Scan the lines below for the string "this" and report how many lines contain it, giving only the number.

Plotting code records:
----------------------------------------
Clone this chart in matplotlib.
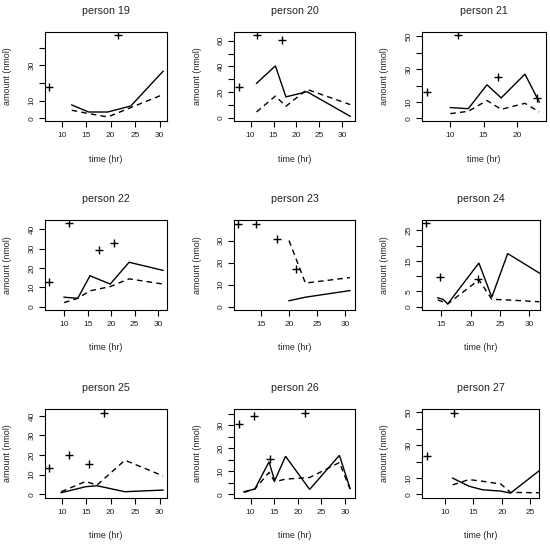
import matplotlib
matplotlib.use("Agg")
import matplotlib.pyplot as plt

plt.rcParams['font.family'] = ['Liberation Sans', 'DejaVu Sans']

persons = ["person 19", "person 20", "person 21", "person 22", "person 23",
           "person 24", "person 25", "person 26", "person 27"]

# observed points (+)
plus_t = [
    [7.5, 21.5],
    [7.4, 11.3, 16.9],
    [6.67, 11.18, 17.2, 22.9],
    [6.88, 11.13, 17.45, 20.5],
    [11.0, 14.2, 17.8, 21.2],
    [12.45, 14.83, 21.2],
    [7.47, 11.4, 15.5, 18.7],
    [7.47, 10.8, 14.2, 21.5],
    [6.85, 11.5],
]
plus_v = [
    [17.9, 47.4],
    [24.3, 64.5, 60.8],
    [16.2, 51.0, 25.2, 12.3],
    [13.0, 43.1, 29.2, 33.0],
    [37.7, 37.7, 30.9, 17.2],
    [27.3, 9.6, 9.0],
    [13.3, 20.1, 15.5, 41.5],
    [30.6, 34.1, 15.5, 35.3],
    [23.4, 49.6],
]
# line series
line_t = [
    [12.05, 15.5, 19.4, 24.1, 30.7],
    [11.3, 15.4, 17.7, 22.3, 31.7],
    [10.1, 12.75, 15.5, 17.6, 21.1, 23.2],
    [10.0, 12.9, 15.5, 19.8, 23.8, 31.0],
    [20.0, 22.9, 30.8],
    [14.4, 15.3, 16.1, 21.4, 23.6, 26.3, 31.7],
    [9.9, 14.9, 17.2, 22.9, 30.7],
    [8.6, 10.9, 13.9, 15.1, 17.4, 22.5, 28.8, 31.05],
    [11.35, 14.2, 16.6, 19.8, 21.5, 26.5],
]
solid_v = [
    [7.6, 3.6, 3.6, 7.0, 26.7],
    [26.9, 40.5, 16.4, 20.4, 1.3],
    [6.6, 5.9, 20.5, 12.5, 27.0, 10.0],
    [4.9, 4.3, 16.0, 11.7, 23.0, 18.8],
    [2.7, 4.3, 7.3],
    [2.9, 2.4, 0.9, 14.3, 3.1, 17.4, 11.0],
    [0.84, 3.9, 4.4, 1.35, 2.2],
    [1.15, 2.3, 14.1, 5.9, 16.5, 2.15, 16.9, 2.6],
    [9.9, 5.0, 2.8, 2.0, 0.8, 14.3],
]
dashed_v = [
    [4.6, 2.7, 0.8, 6.1, 13.5],
    [4.7, 17.0, 9.1, 22.2, 10.4],
    [2.9, 4.3, 10.9, 5.5, 9.2, 3.9],
    [2.1, 4.3, 8.2, 10.4, 14.4, 11.7],
    [30.0, 10.7, 13.2],
    [2.2, 1.6, 0.9, 8.8, 2.4, 2.2, 1.6],
    [1.35, 6.6, 4.7, 17.4, 9.4],
    [0.86, 2.3, 9.5, 5.5, 6.6, 7.3, 13.8, 2.3],
    [5.8, 9.0, 8.0, 6.3, 1.2, 1.0],
]
# tick positions and labels
xticks = [
    [10, 15, 20, 25, 30], [10, 15, 20, 25, 30], [10, 15, 20],
    [10, 15, 20, 25, 30], [15, 20, 25, 30], [15, 20, 25, 30],
    [10, 15, 20, 25, 30], [10, 15, 20, 25, 30], [10, 15, 20, 25],
]
yticks = [
    [0, 10, 20, 30, 40], [0, 10, 20, 30, 40, 50, 60], [0, 10, 20, 30, 40, 50],
    [0, 10, 20, 30, 40], [0, 10, 20, 30], [0, 5, 10, 15, 20, 25],
    [0, 10, 20, 30, 40], [0, 5, 10, 15, 20, 25, 30, 35], [0, 10, 20, 30, 40, 50],
]
ylabels_shown = [
    ["0", "10", "", "30", ""], ["0", "", "20", "", "40", "", "60"],
    ["0", "10", "", "30", "", "50"],
    ["0", "10", "20", "30", "40"], ["0", "10", "20", "30"],
    ["0", "5", "", "15", "", "25"],
    ["0", "10", "20", "30", "40"], ["0", "", "10", "", "20", "", "30", ""],
    ["0", "10", "", "30", "", "50"],
]
xlims = [(6.59, 31.5), (6.39, 32.74), (5.93, 24.2), (5.96, 31.84), (10.24, 31.7),
         (11.72, 31.8), (6.59, 31.5), (6.49, 32.1), (5.97, 26.5)]
ylims = [(-1.5, 48.95), (-2.35, 66.8), (-1.6, 52.7), (-1.74, 44.9), (-1.5, 39.3),
         (-1.1, 28.4), (-1.85, 43.5), (-1.58, 37.0), (-2.2, 52.0)]

# axes boxes in pixels (left, right, top, bottom)
boxes = [(45, 167, 32, 121), (234, 355, 32, 121), (422, 546, 32, 121),
         (45, 167, 220, 310), (234, 355, 220, 310), (422, 540, 220, 310),
         (45, 167, 409, 498), (234, 355, 409, 498), (422, 539, 409, 498)]

W, H = 550, 549
fig = plt.figure(figsize=(W / 100, H / 100), dpi=100)
fig.patch.set_facecolor("white")
tc = "#222222"

for i in range(9):
    l, r, t, b = boxes[i]
    ax = fig.add_axes([l / W, 1 - b / H, (r - l) / W, (b - t) / H])
    wpx, hpx = r - l, b - t
    ax.plot(line_t[i], solid_v[i], color="black", lw=1.0, solid_joinstyle="miter")
    ax.plot(line_t[i], dashed_v[i], color="black", lw=1.0, dashes=(4, 3))
    ax.plot(plus_t[i], plus_v[i], linestyle="none", marker="+", color="black",
            markersize=5.8, mew=1.0)
    ax.set_xlim(*xlims[i])
    ax.set_ylim(*ylims[i])
    ax.set_xticks(xticks[i])
    ax.set_xticklabels([str(v) for v in xticks[i]])
    ax.set_yticks(yticks[i])
    ax.set_yticklabels(ylabels_shown[i], rotation=90, va="center")
    ax.tick_params(direction="out", length=4.3, width=0.8, labelsize=6.0,
                   colors="black", labelcolor=tc)
    ax.tick_params(axis="x", pad=3.5)
    ax.tick_params(axis="y", pad=2.5)
    for s in ax.spines.values():
        s.set_linewidth(0.8)
        s.set_color("black")
    ax.set_xlabel("time (hr)", fontsize=6.4, color=tc, va="center")
    ax.xaxis.set_label_coords(0.5, -38 / hpx)
    ax.set_ylabel("amount (nmol)", fontsize=6.4, color=tc, va="center")
    ax.yaxis.set_label_coords(-37 / wpx, 0.5)
    ax.set_title(persons[i], fontsize=7.7, color=tc, y=1 + 21 / hpx, va="center", pad=0)

fig.savefig("out.png", dpi=100, facecolor="white")
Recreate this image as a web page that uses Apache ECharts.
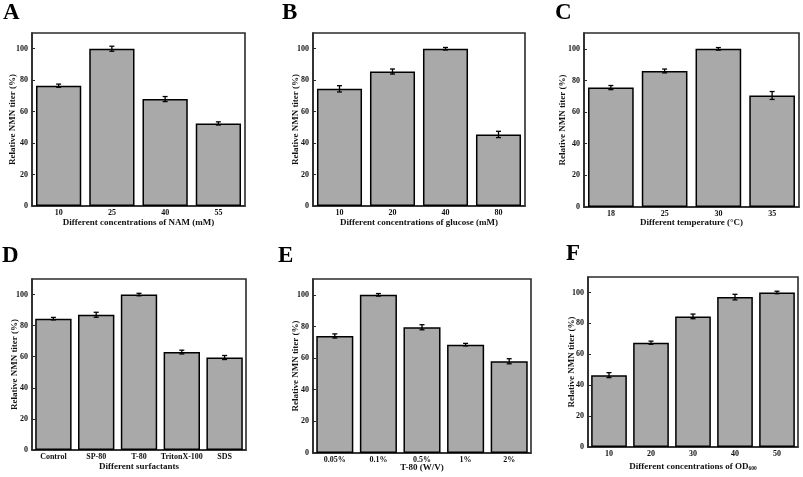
<!DOCTYPE html>
<html>
<head>
<meta charset="utf-8">
<script src="https://cdn.jsdelivr.net/npm/echarts@6/dist/echarts.min.js"></script>
<style>html,body{margin:0;padding:0;background:#fff;}#c{width:803px;height:477px;}</style>
</head>
<body>
<div id="c"></div>
<script>
// ---- data ----
const catsA = ['10', '25', '40', '55'];
const valsA = [76.5, 100, 68, 52.5];
const errA  = [1.0, 1.6, 1.6, 1.0];

const catsB = ['10', '20', '40', '80'];
const valsB = [74.5, 85.5, 100, 45.5];
const errB  = [2.0, 1.6, 0.8, 2.0];

const catsC = ['18', '25', '30', '35'];
const valsC = [75.5, 86, 100, 70.5];
const errC  = [1.3, 1.2, 0.8, 2.5];

const catsD = ['Control', 'SP-80', 'T-80', 'TritonX-100', 'SDS'];
const valsD = [84.5, 87, 100, 63, 59.5];
const errD  = [0.8, 1.6, 0.8, 1.2, 1.3];

const catsE = ['0.05%', '0.1%', '0.5%', '1%', '2%'];
const valsE = [74, 100, 79.5, 68.5, 58];
const errE  = [1.3, 0.8, 1.6, 0.8, 1.6];

const catsF = ['10', '20', '30', '40', '50'];
const valsF = [46.5, 67.5, 84.5, 97, 100];
const errF  = [1.6, 1.0, 1.5, 1.8, 0.8];

const yTicks = [0, 20, 40, 60, 80, 100];
const yName = 'Relative NMN titer (%)';

const panels = [
  {letter: 'A', cats: catsA, vals: valsA, errs: errA, xname: 'Different concentrations of NAM (mM)'},
  {letter: 'B', cats: catsB, vals: valsB, errs: errB, xname: 'Different concentrations of glucose (mM)'},
  {letter: 'C', cats: catsC, vals: valsC, errs: errC, xname: 'Different temperature (\u00B0C)'},
  {letter: 'D', cats: catsD, vals: valsD, errs: errD, xname: 'Different surfactants'},
  {letter: 'E', cats: catsE, vals: valsE, errs: errE, xname: 'T-80 (W/V)'},
  {letter: 'F', cats: catsF, vals: valsF, errs: errF, xname: 'Different concentrations of OD{sub|600}'}
];

// ---- layout ----
const layout = [
  {grid: {left: 32, top: 33, width: 213, height: 173}, xGap: 12, yGap: 14.5, lx: 3,   ly: 2},
  {grid: {left: 313, top: 33, width: 212, height: 173}, xGap: 12, yGap: 13, lx: 282, ly: 2},
  {grid: {left: 584, top: 33, width: 215, height: 174}, xGap: 11, yGap: 16.5, lx: 555, ly: 2},
  {grid: {left: 32, top: 279, width: 214, height: 171}, xGap: 12, yGap: 12.5, lx: 2,   ly: 245},
  {grid: {left: 313, top: 279, width: 218, height: 174}, xGap: 10, yGap: 13, lx: 278, ly: 245},
  {grid: {left: 588, top: 277, width: 210, height: 170}, xGap: 14, yGap: 12, lx: 566, ly: 243}
];

const FONT = '"Liberation Serif", "Times New Roman", serif';
const AXC = '#2b2b2b';

const option = {
  backgroundColor: '#ffffff',
  animation: false,
  grid: [], xAxis: [], yAxis: [], series: [], graphic: []
};

panels.forEach((p, i) => {
  const L = layout[i];
  option.grid.push(Object.assign({show: true, borderColor: AXC, borderWidth: 1.6, backgroundColor: 'transparent'}, L.grid));
  option.xAxis.push({
    type: 'category', gridIndex: i, data: p.cats,
    name: p.xname, nameLocation: 'middle', nameGap: L.xGap, nameMoveOverlap: false,
    nameTextStyle: {fontFamily: FONT, fontWeight: 'bold', fontSize: 9, color: '#111',
      rich: {sub: {fontFamily: FONT, fontWeight: 'bold', fontSize: 5.5, color: '#111', padding: [5, 0, 0, 0]}}},
    axisLine: {show: true, lineStyle: {color: AXC, width: 1.6}},
    axisTick: {show: true, inside: true, alignWithLabel: true, length: 3, lineStyle: {color: AXC, width: 1}},
    axisLabel: {fontFamily: FONT, fontWeight: 'bold', fontSize: 8, color: '#111', margin: 3, interval: 0},
    splitLine: {show: false}
  });
  option.yAxis.push({
    type: 'value', gridIndex: i, min: 0, max: 110, interval: 20,
    name: yName, nameLocation: 'middle', nameGap: L.yGap, nameMoveOverlap: false,
    nameTextStyle: {fontFamily: FONT, fontWeight: 'bold', fontSize: 9, color: '#111'},
    axisLine: {show: true, lineStyle: {color: AXC, width: 1.6}},
    axisTick: {show: true, inside: true, length: 3, lineStyle: {color: AXC, width: 1}},
    axisLabel: {fontFamily: FONT, fontWeight: 'bold', fontSize: 8, color: '#111', margin: 4,
      showMaxLabel: false,
      formatter: v => (yTicks.indexOf(v) >= 0 ? String(v) : '')},
    splitLine: {show: false}
  });
  option.series.push({
    type: 'bar', xAxisIndex: i, yAxisIndex: i, data: p.vals,
    barCategoryGap: '15%',
    itemStyle: {color: '#a9a9a9', borderColor: '#000', borderWidth: 1.5},
    z: 2
  });
  option.series.push({
    type: 'custom', xAxisIndex: i, yAxisIndex: i,
    data: p.vals.map((v, k) => [k, v, p.errs[k]]),
    encode: {x: 0, y: 1},
    z: 5,
    renderItem: function (params, api) {
      const x = api.value(0), y = api.value(1), e = api.value(2);
      const top = api.coord([x, y + e]);
      const bot = api.coord([x, y - e]);
      const hw = 2.5;
      const st = {stroke: '#000', lineWidth: 1.3};
      return {type: 'group', children: [
        {type: 'line', shape: {x1: top[0], y1: top[1], x2: bot[0], y2: bot[1]}, style: st},
        {type: 'line', shape: {x1: top[0] - hw, y1: top[1], x2: top[0] + hw, y2: top[1]}, style: st},
        {type: 'line', shape: {x1: bot[0] - hw, y1: bot[1], x2: bot[0] + hw, y2: bot[1]}, style: st}
      ]};
    }
  });
  option.graphic.push({
    type: 'text', left: L.lx, top: L.ly,
    style: {text: p.letter, fontFamily: FONT, fontWeight: 'bold', fontSize: 23, fill: '#000'}
  });
});

const chart = echarts.init(document.getElementById('c'), null, {renderer: 'canvas'});
chart.setOption(option);
</script>
</body>
</html>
----------------------------------------
* Answer:
2